| TASK TO CARRY OUT |
Exclude the pictures; give every entry again exactly as written.

--- BEGIN ---

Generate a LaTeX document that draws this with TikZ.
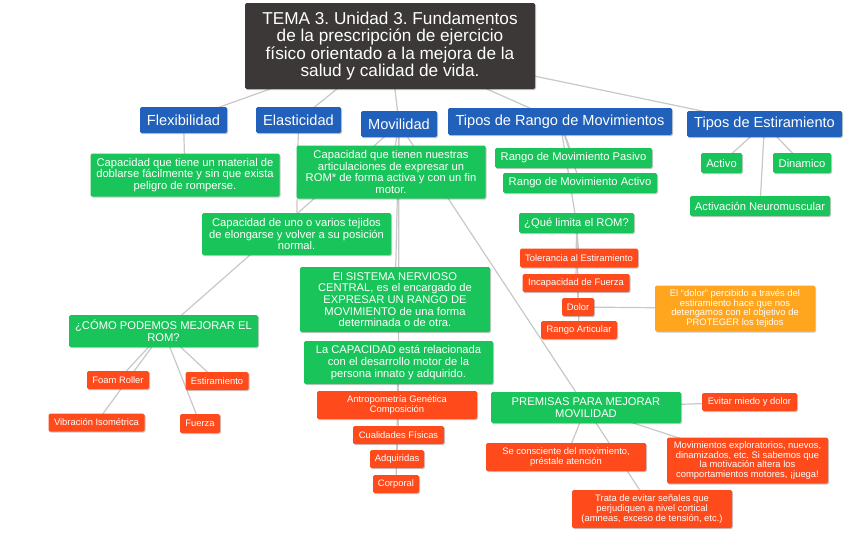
\documentclass[tikz,border=0pt]{standalone}
\usepackage{fontspec}
\setmainfont{Liberation Sans}
\usetikzlibrary{shadows,backgrounds}
\frenchspacing
\definecolor{titlec}{HTML}{3B3837}
\definecolor{bluec}{HTML}{2161BB}
\definecolor{greenc}{HTML}{19C45A}
\definecolor{redc}{HTML}{FF4A1C}
\definecolor{orangec}{HTML}{FFA51E}
\definecolor{linec}{HTML}{C8C8C8}
\tikzset{
 box/.style={rectangle, rounded corners=1.5pt, inner sep=0pt, align=center, text=white,
   drop shadow={shadow xshift=1pt, shadow yshift=-1.2pt, opacity=0.22, fill=black}},
 titlebox/.style={box, fill=titlec, font=\fontsize{17.2}{17.4}\selectfont},
 bluebox/.style={box, fill=bluec, font=\fontsize{14.6}{16}\selectfont},
 greenbox/.style={box, fill=greenc, font=\fontsize{11.2}{11.7}\selectfont},
 redbox/.style={box, fill=redc, font=\fontsize{9.4}{9.8}\selectfont},
 orangebox/.style={box, fill=orangec, font=\fontsize{9.4}{9.8}\selectfont},
 link/.style={draw=linec, line width=1.2pt},
}
\newcommand\bx[6]{\node[#1, minimum width=#4pt, minimum height=#5pt] (#2) at (#3) {#6};}
\begin{document}
\begin{tikzpicture}[x=1pt,y=-1pt]
\useasboundingbox (0,0) rectangle (848,533);
% title
\bx{titlebox}{title}{390,46}{290}{86}{TEMA 3. Unidad 3. Fundamentos\\de la prescripción de ejercicio\\físico orientado a la mejora de la\\salud y calidad de vida.}
% blue
\bx{bluebox}{flex}{183.5,120}{87}{26}{Flexibilidad}
\bx{bluebox}{elas}{298.5,120}{85}{26}{Elasticidad}
\bx{bluebox}{movi}{399,124}{76}{26}{Movilidad}
\bx{bluebox}{tiporom}{560,121.5}{224}{27}{Tipos de Rango de Movimientos}
\bx{bluebox}{tipoest}{764.5,124}{155}{26}{Tipos de Estiramiento}
% green
\bx{greenbox}{flexd}{185,175}{189}{43}{Capacidad que tiene un material de\\doblarse fácilmente y sin que exista\\peligro de romperse.}
\bx{greenbox}{movid}{391,172}{189}{53}{Capacidad que tienen nuestras\\articulaciones de expresar un\\ROM* de forma activa y con un fin\\motor.}
\bx{greenbox}{elasd}{296.5,234}{189}{42}{Capacidad de uno o varios tejidos\\de elongarse y volver a su posición\\normal.}
\bx{greenbox}{snc}{395,299.5}{190}{65}{El SISTEMA NERVIOSO\\CENTRAL, es el encargado de\\EXPRESAR UN RANGO DE\\MOVIMIENTO de una forma\\determinada o de otra.}
\bx{greenbox}{capac}{398.5,362.5}{189}{43}{La CAPACIDAD está relacionada\\con el desarrollo motor de la\\persona innato y adquirido.}
\bx{greenbox}{como}{163.5,331}{189}{32}{¿CÓMO PODEMOS MEJORAR EL\\ROM?}
\bx{greenbox}{pasivo}{573.5,158}{157}{20}{Rango de Movimiento Pasivo}
\bx{greenbox}{activo}{580,183}{154}{20}{Rango de Movimiento Activo}
\bx{greenbox}{quelim}{576.5,223}{115}{20}{¿Qué limita el ROM?}
\bx{greenbox}{eactivo}{721.5,163}{41}{20}{Activo}
\bx{greenbox}{dinam}{802,163}{58}{20}{Dinamico}
\bx{greenbox}{activn}{760,206}{140}{20}{Activación Neuromuscular}
\bx{greenbox}{premisas}{586,407.5}{190}{31}{PREMISAS PARA MEJORAR\\MOVILIDAD}
% red
\bx{redbox}{toler}{579,258}{118}{19}{Tolerancia al Estiramiento}
\bx{redbox}{incap}{576,283}{107}{18}{Incapacidad de Fuerza}
\bx{redbox}{dolor}{578,307}{32}{18}{Dolor}
\bx{redbox}{rarti}{579,330}{76}{18}{Rango Articular}
\bx{orangebox}{dolortxt}{735,308.5}{160}{46}{El “dolor” percibido a través del\\estiramiento hace que nos\\detengamos con el objetivo de\\PROTEGER los tejidos}
\bx{redbox}{foam}{118,380}{62}{18}{Foam Roller}
\bx{redbox}{estir}{217,381}{63}{18}{Estiramiento}
\bx{redbox}{vibra}{96.5,422.5}{96}{18}{Vibración Isométrica}
\bx{redbox}{fuerza}{200,423.5}{40}{19}{Fuerza}
\bx{redbox}{antro}{397,405}{160}{28}{Antropometría Genética\\Composición}
\bx{redbox}{cuali}{398.5,435}{91}{18}{Cualidades Físicas}
\bx{redbox}{adqui}{397,459}{54}{18}{Adquiridas}
\bx{redbox}{corpo}{396,484}{46}{18}{Corporal}
\bx{redbox}{evitar}{749.5,402}{95}{18}{Evitar miedo y dolor}
\bx{redbox}{secon}{566,457}{160}{28}{Se consciente del movimiento,\\préstale atención}
\bx{redbox}{movexp}{747.5,460.5}{161}{46}{Movimientos exploratorios, nuevos,\\dinamizados, etc. Si sabemos que\\la motivación altera los\\comportamientos motores, ¡juega!}
\bx{redbox}{trata}{652,509}{160}{38}{Trata de evitar señales que\\perjudiquen a nivel cortical\\(amneas, exceso de tensión, etc.)}
% connectors
\begin{pgfonlayer}{background}
\fill[white] (0,0) rectangle (848,533);
\foreach \a/\b in {title/flex,title/elas,title/movi,title/tiporom,title/tipoest,
  flex/flexd,elas/elasd,
  movi/movid,movi/snc,movi/capac,movi/como,movi/premisas,
  capac/antro,capac/cuali,capac/adqui,capac/corpo,
  tiporom/pasivo,tiporom/activo,tiporom/quelim,
  quelim/toler,quelim/incap,quelim/dolor,quelim/rarti,dolor/dolortxt,
  tipoest/eactivo,tipoest/dinam,tipoest/activn,
  como/foam,como/estir,como/vibra,como/fuerza,
  premisas/evitar,premisas/secon,premisas/movexp,premisas/trata}
  \draw[link] (\a.center) -- (\b.center);
\end{pgfonlayer}
\end{tikzpicture}
\end{document}
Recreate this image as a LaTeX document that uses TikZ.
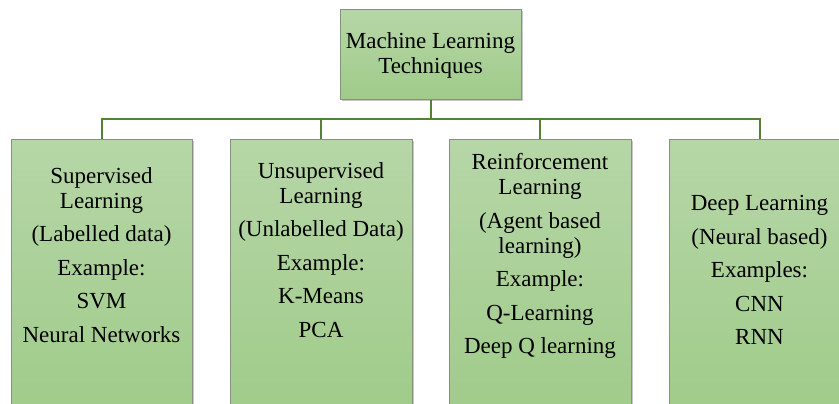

--- END ---

| OUTPUT OF THE TASK |
Generate a LaTeX document that draws this with TikZ.
\documentclass[tikz,border=0pt]{standalone}
\usepackage{fontspec}
\setmainfont{Liberation Sans}
\usetikzlibrary{shadows,backgrounds}
\frenchspacing
\definecolor{titlec}{HTML}{3B3837}
\definecolor{bluec}{HTML}{2161BB}
\definecolor{greenc}{HTML}{19C45A}
\definecolor{redc}{HTML}{FF4A1C}
\definecolor{orangec}{HTML}{FFA51E}
\definecolor{linec}{HTML}{C8C8C8}
\tikzset{
 box/.style={rectangle, rounded corners=1.5pt, inner sep=0pt, align=center, text=white,
   drop shadow={shadow xshift=1pt, shadow yshift=-1.2pt, opacity=0.22, fill=black}},
 titlebox/.style={box, fill=titlec, font=\fontsize{17.2}{17.4}\selectfont},
 bluebox/.style={box, fill=bluec, font=\fontsize{14.6}{16}\selectfont},
 greenbox/.style={box, fill=greenc, font=\fontsize{11.2}{11.7}\selectfont},
 redbox/.style={box, fill=redc, font=\fontsize{9.4}{9.8}\selectfont},
 orangebox/.style={box, fill=orangec, font=\fontsize{9.4}{9.8}\selectfont},
 link/.style={draw=linec, line width=1.2pt},
}
\newcommand\bx[6]{\node[#1, minimum width=#4pt, minimum height=#5pt] (#2) at (#3) {#6};}
\begin{document}
\begin{tikzpicture}[x=1pt,y=-1pt]
\useasboundingbox (0,0) rectangle (848,533);
% title
\bx{titlebox}{title}{390,46}{290}{86}{TEMA 3. Unidad 3. Fundamentos\\de la prescripción de ejercicio\\físico orientado a la mejora de la\\salud y calidad de vida.}
% blue
\bx{bluebox}{flex}{183.5,120}{87}{26}{Flexibilidad}
\bx{bluebox}{elas}{298.5,120}{85}{26}{Elasticidad}
\bx{bluebox}{movi}{399,124}{76}{26}{Movilidad}
\bx{bluebox}{tiporom}{560,121.5}{224}{27}{Tipos de Rango de Movimientos}
\bx{bluebox}{tipoest}{764.5,124}{155}{26}{Tipos de Estiramiento}
% green
\bx{greenbox}{flexd}{185,175}{189}{43}{Capacidad que tiene un material de\\doblarse fácilmente y sin que exista\\peligro de romperse.}
\bx{greenbox}{movid}{391,172}{189}{53}{Capacidad que tienen nuestras\\articulaciones de expresar un\\ROM* de forma activa y con un fin\\motor.}
\bx{greenbox}{elasd}{296.5,234}{189}{42}{Capacidad de uno o varios tejidos\\de elongarse y volver a su posición\\normal.}
\bx{greenbox}{snc}{395,299.5}{190}{65}{El SISTEMA NERVIOSO\\CENTRAL, es el encargado de\\EXPRESAR UN RANGO DE\\MOVIMIENTO de una forma\\determinada o de otra.}
\bx{greenbox}{capac}{398.5,362.5}{189}{43}{La CAPACIDAD está relacionada\\con el desarrollo motor de la\\persona innato y adquirido.}
\bx{greenbox}{como}{163.5,331}{189}{32}{¿CÓMO PODEMOS MEJORAR EL\\ROM?}
\bx{greenbox}{pasivo}{573.5,158}{157}{20}{Rango de Movimiento Pasivo}
\bx{greenbox}{activo}{580,183}{154}{20}{Rango de Movimiento Activo}
\bx{greenbox}{quelim}{576.5,223}{115}{20}{¿Qué limita el ROM?}
\bx{greenbox}{eactivo}{721.5,163}{41}{20}{Activo}
\bx{greenbox}{dinam}{802,163}{58}{20}{Dinamico}
\bx{greenbox}{activn}{760,206}{140}{20}{Activación Neuromuscular}
\bx{greenbox}{premisas}{586,407.5}{190}{31}{PREMISAS PARA MEJORAR\\MOVILIDAD}
% red
\bx{redbox}{toler}{579,258}{118}{19}{Tolerancia al Estiramiento}
\bx{redbox}{incap}{576,283}{107}{18}{Incapacidad de Fuerza}
\bx{redbox}{dolor}{578,307}{32}{18}{Dolor}
\bx{redbox}{rarti}{579,330}{76}{18}{Rango Articular}
\bx{orangebox}{dolortxt}{735,308.5}{160}{46}{El “dolor” percibido a través del\\estiramiento hace que nos\\detengamos con el objetivo de\\PROTEGER los tejidos}
\bx{redbox}{foam}{118,380}{62}{18}{Foam Roller}
\bx{redbox}{estir}{217,381}{63}{18}{Estiramiento}
\bx{redbox}{vibra}{96.5,422.5}{96}{18}{Vibración Isométrica}
\bx{redbox}{fuerza}{200,423.5}{40}{19}{Fuerza}
\bx{redbox}{antro}{397,405}{160}{28}{Antropometría Genética\\Composición}
\bx{redbox}{cuali}{398.5,435}{91}{18}{Cualidades Físicas}
\bx{redbox}{adqui}{397,459}{54}{18}{Adquiridas}
\bx{redbox}{corpo}{396,484}{46}{18}{Corporal}
\bx{redbox}{evitar}{749.5,402}{95}{18}{Evitar miedo y dolor}
\bx{redbox}{secon}{566,457}{160}{28}{Se consciente del movimiento,\\préstale atención}
\bx{redbox}{movexp}{747.5,460.5}{161}{46}{Movimientos exploratorios, nuevos,\\dinamizados, etc. Si sabemos que\\la motivación altera los\\comportamientos motores, ¡juega!}
\bx{redbox}{trata}{652,509}{160}{38}{Trata de evitar señales que\\perjudiquen a nivel cortical\\(amneas, exceso de tensión, etc.)}
% connectors
\begin{pgfonlayer}{background}
\fill[white] (0,0) rectangle (848,533);
\foreach \a/\b in {title/flex,title/elas,title/movi,title/tiporom,title/tipoest,
  flex/flexd,elas/elasd,
  movi/movid,movi/snc,movi/capac,movi/como,movi/premisas,
  capac/antro,capac/cuali,capac/adqui,capac/corpo,
  tiporom/pasivo,tiporom/activo,tiporom/quelim,
  quelim/toler,quelim/incap,quelim/dolor,quelim/rarti,dolor/dolortxt,
  tipoest/eactivo,tipoest/dinam,tipoest/activn,
  como/foam,como/estir,como/vibra,como/fuerza,
  premisas/evitar,premisas/secon,premisas/movexp,premisas/trata}
  \draw[link] (\a.center) -- (\b.center);
\end{pgfonlayer}
\end{tikzpicture}
\end{document}
Recreate this image as a LaTeX document that uses TikZ.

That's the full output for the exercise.